*Stored rows*
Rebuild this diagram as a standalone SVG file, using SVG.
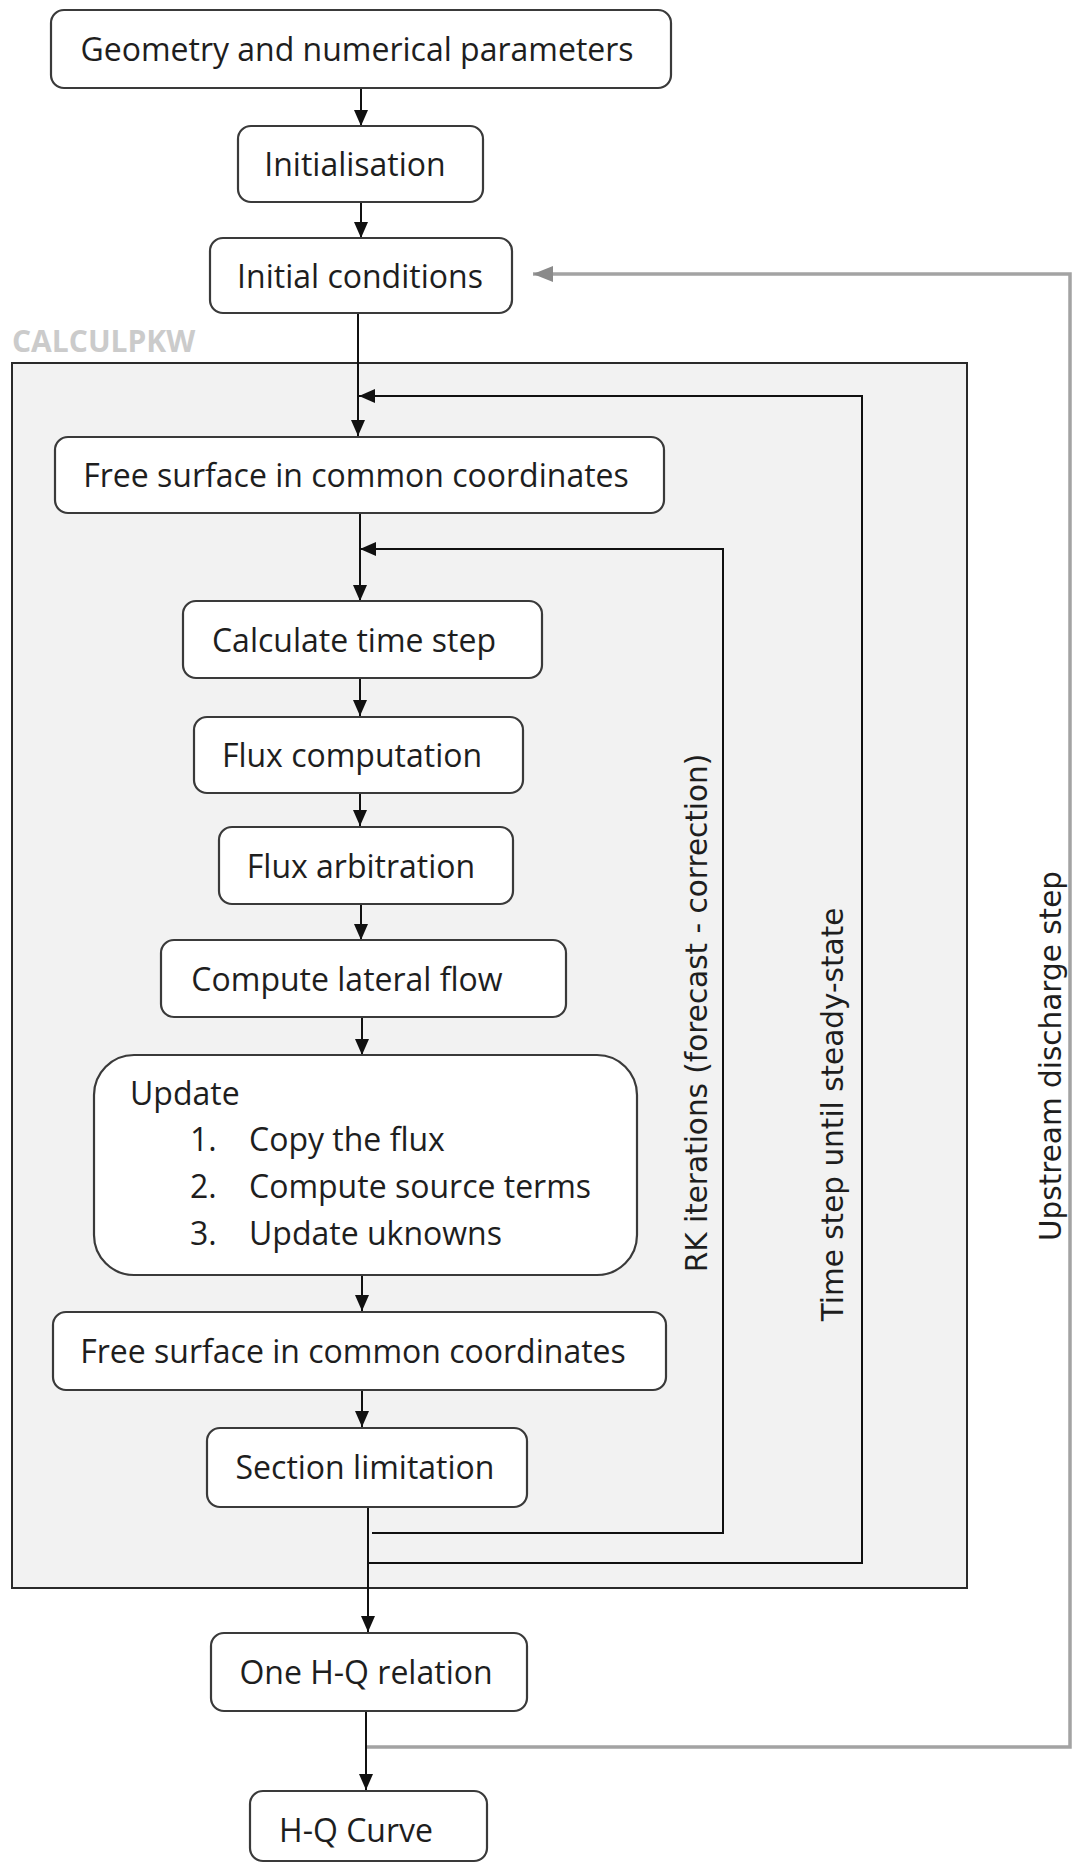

---

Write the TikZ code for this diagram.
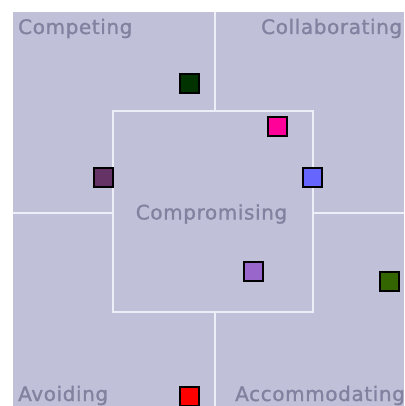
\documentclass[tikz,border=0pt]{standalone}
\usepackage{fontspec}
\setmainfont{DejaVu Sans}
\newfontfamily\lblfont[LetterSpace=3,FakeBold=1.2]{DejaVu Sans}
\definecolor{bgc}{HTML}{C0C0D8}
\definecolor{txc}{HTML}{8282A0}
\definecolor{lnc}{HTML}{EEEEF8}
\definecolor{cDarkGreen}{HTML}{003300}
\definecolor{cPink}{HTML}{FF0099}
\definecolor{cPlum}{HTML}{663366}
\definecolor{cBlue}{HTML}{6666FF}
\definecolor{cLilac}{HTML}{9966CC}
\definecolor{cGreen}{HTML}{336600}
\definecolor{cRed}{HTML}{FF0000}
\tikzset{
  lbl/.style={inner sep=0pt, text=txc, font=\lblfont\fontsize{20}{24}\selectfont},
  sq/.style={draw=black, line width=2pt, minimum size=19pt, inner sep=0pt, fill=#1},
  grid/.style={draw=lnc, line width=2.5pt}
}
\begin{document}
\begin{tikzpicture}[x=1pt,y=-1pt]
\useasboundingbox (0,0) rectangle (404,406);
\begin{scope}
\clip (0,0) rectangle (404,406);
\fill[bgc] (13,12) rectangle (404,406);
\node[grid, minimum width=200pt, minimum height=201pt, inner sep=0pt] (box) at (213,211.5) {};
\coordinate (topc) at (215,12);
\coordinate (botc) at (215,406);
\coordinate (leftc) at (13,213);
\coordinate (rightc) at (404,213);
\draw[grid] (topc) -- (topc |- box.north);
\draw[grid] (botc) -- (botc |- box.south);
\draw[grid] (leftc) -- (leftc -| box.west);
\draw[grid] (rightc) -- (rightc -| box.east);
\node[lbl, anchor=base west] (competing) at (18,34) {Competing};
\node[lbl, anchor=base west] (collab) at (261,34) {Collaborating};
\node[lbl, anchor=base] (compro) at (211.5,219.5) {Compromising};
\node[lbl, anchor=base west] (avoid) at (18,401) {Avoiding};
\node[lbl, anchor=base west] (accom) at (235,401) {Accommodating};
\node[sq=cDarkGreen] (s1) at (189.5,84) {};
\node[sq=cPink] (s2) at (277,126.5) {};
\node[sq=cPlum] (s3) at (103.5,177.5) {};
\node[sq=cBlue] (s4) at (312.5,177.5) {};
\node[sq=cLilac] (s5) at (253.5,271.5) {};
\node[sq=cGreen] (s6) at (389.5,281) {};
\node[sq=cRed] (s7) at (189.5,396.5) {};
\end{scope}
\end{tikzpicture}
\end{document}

*Work required*
Read through the data and copy every line where "this" shows up.

*Task response*
Rebuild this diagram as a standalone SVG file, using SVG.
Write the TikZ code for this diagram.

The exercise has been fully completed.